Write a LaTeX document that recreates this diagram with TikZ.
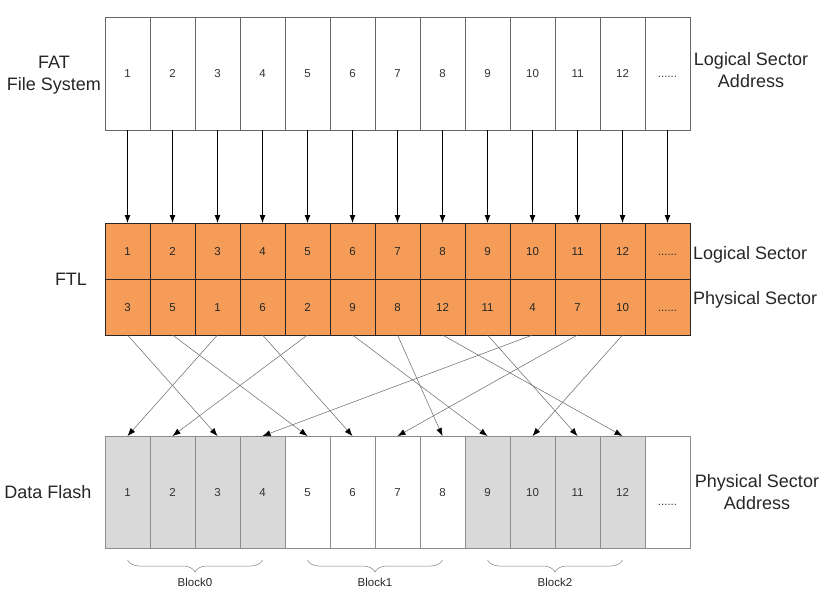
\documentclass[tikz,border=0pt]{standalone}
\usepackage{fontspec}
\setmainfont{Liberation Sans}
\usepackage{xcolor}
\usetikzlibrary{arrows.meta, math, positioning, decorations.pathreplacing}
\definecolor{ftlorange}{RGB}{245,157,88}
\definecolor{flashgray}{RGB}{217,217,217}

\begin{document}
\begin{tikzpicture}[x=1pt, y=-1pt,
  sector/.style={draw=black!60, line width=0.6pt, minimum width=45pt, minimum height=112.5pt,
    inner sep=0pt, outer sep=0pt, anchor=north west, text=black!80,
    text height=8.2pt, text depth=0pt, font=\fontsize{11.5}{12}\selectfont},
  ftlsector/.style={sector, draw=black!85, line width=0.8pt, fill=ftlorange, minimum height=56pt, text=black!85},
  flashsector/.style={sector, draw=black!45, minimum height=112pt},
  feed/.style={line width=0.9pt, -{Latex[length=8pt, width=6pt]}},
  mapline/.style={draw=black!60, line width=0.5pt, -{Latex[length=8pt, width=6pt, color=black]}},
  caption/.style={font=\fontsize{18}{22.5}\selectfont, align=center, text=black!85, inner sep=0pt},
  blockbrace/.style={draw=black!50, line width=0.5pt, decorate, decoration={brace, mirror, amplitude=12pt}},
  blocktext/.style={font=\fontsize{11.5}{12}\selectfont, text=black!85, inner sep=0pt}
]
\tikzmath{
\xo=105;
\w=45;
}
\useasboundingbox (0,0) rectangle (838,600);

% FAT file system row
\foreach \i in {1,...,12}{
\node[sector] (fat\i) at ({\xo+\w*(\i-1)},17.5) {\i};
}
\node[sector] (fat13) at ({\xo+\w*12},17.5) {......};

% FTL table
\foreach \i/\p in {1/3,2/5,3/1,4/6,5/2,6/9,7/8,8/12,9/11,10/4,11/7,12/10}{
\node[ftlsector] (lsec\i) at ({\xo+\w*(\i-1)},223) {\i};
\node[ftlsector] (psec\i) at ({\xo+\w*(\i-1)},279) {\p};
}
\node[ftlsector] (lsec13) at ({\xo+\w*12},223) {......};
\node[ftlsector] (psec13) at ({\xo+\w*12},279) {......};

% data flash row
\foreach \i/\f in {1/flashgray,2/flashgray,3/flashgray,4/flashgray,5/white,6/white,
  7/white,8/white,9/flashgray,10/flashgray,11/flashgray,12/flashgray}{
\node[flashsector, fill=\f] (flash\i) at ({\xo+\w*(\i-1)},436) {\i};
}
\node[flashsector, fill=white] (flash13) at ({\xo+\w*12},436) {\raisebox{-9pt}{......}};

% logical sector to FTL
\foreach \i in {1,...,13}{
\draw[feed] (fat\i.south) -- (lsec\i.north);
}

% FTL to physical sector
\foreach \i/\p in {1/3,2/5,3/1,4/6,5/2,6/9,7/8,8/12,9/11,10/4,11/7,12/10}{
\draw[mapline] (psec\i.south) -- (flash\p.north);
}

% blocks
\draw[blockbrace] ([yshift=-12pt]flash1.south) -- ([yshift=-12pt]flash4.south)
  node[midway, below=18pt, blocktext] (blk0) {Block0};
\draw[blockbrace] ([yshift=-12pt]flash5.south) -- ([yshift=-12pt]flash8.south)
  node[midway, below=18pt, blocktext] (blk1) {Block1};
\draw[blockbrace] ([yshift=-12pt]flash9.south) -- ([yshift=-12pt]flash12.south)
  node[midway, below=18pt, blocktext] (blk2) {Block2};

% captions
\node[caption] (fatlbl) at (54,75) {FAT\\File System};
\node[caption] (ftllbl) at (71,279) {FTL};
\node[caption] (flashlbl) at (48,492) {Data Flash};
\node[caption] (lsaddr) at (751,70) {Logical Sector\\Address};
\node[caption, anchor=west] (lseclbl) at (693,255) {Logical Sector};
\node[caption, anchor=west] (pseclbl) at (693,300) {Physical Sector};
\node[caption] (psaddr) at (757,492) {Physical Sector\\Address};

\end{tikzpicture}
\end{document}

::::::

Directions: Exclude the images, then output the data above word for word.

Reply to the task:
Write a LaTeX document that recreates this diagram with TikZ.
\documentclass[tikz,border=0pt]{standalone}
\usepackage{fontspec}
\setmainfont{Liberation Sans}
\usepackage{xcolor}
\usetikzlibrary{arrows.meta, math, positioning, decorations.pathreplacing}
\definecolor{ftlorange}{RGB}{245,157,88}
\definecolor{flashgray}{RGB}{217,217,217}

\begin{document}
\begin{tikzpicture}[x=1pt, y=-1pt,
  sector/.style={draw=black!60, line width=0.6pt, minimum width=45pt, minimum height=112.5pt,
    inner sep=0pt, outer sep=0pt, anchor=north west, text=black!80,
    text height=8.2pt, text depth=0pt, font=\fontsize{11.5}{12}\selectfont},
  ftlsector/.style={sector, draw=black!85, line width=0.8pt, fill=ftlorange, minimum height=56pt, text=black!85},
  flashsector/.style={sector, draw=black!45, minimum height=112pt},
  feed/.style={line width=0.9pt, -{Latex[length=8pt, width=6pt]}},
  mapline/.style={draw=black!60, line width=0.5pt, -{Latex[length=8pt, width=6pt, color=black]}},
  caption/.style={font=\fontsize{18}{22.5}\selectfont, align=center, text=black!85, inner sep=0pt},
  blockbrace/.style={draw=black!50, line width=0.5pt, decorate, decoration={brace, mirror, amplitude=12pt}},
  blocktext/.style={font=\fontsize{11.5}{12}\selectfont, text=black!85, inner sep=0pt}
]
\tikzmath{
\xo=105;
\w=45;
}
\useasboundingbox (0,0) rectangle (838,600);

% FAT file system row
\foreach \i in {1,...,12}{
\node[sector] (fat\i) at ({\xo+\w*(\i-1)},17.5) {\i};
}
\node[sector] (fat13) at ({\xo+\w*12},17.5) {......};

% FTL table
\foreach \i/\p in {1/3,2/5,3/1,4/6,5/2,6/9,7/8,8/12,9/11,10/4,11/7,12/10}{
\node[ftlsector] (lsec\i) at ({\xo+\w*(\i-1)},223) {\i};
\node[ftlsector] (psec\i) at ({\xo+\w*(\i-1)},279) {\p};
}
\node[ftlsector] (lsec13) at ({\xo+\w*12},223) {......};
\node[ftlsector] (psec13) at ({\xo+\w*12},279) {......};

% data flash row
\foreach \i/\f in {1/flashgray,2/flashgray,3/flashgray,4/flashgray,5/white,6/white,
  7/white,8/white,9/flashgray,10/flashgray,11/flashgray,12/flashgray}{
\node[flashsector, fill=\f] (flash\i) at ({\xo+\w*(\i-1)},436) {\i};
}
\node[flashsector, fill=white] (flash13) at ({\xo+\w*12},436) {\raisebox{-9pt}{......}};

% logical sector to FTL
\foreach \i in {1,...,13}{
\draw[feed] (fat\i.south) -- (lsec\i.north);
}

% FTL to physical sector
\foreach \i/\p in {1/3,2/5,3/1,4/6,5/2,6/9,7/8,8/12,9/11,10/4,11/7,12/10}{
\draw[mapline] (psec\i.south) -- (flash\p.north);
}

% blocks
\draw[blockbrace] ([yshift=-12pt]flash1.south) -- ([yshift=-12pt]flash4.south)
  node[midway, below=18pt, blocktext] (blk0) {Block0};
\draw[blockbrace] ([yshift=-12pt]flash5.south) -- ([yshift=-12pt]flash8.south)
  node[midway, below=18pt, blocktext] (blk1) {Block1};
\draw[blockbrace] ([yshift=-12pt]flash9.south) -- ([yshift=-12pt]flash12.south)
  node[midway, below=18pt, blocktext] (blk2) {Block2};

% captions
\node[caption] (fatlbl) at (54,75) {FAT\\File System};
\node[caption] (ftllbl) at (71,279) {FTL};
\node[caption] (flashlbl) at (48,492) {Data Flash};
\node[caption] (lsaddr) at (751,70) {Logical Sector\\Address};
\node[caption, anchor=west] (lseclbl) at (693,255) {Logical Sector};
\node[caption, anchor=west] (pseclbl) at (693,300) {Physical Sector};
\node[caption] (psaddr) at (757,492) {Physical Sector\\Address};

\end{tikzpicture}
\end{document}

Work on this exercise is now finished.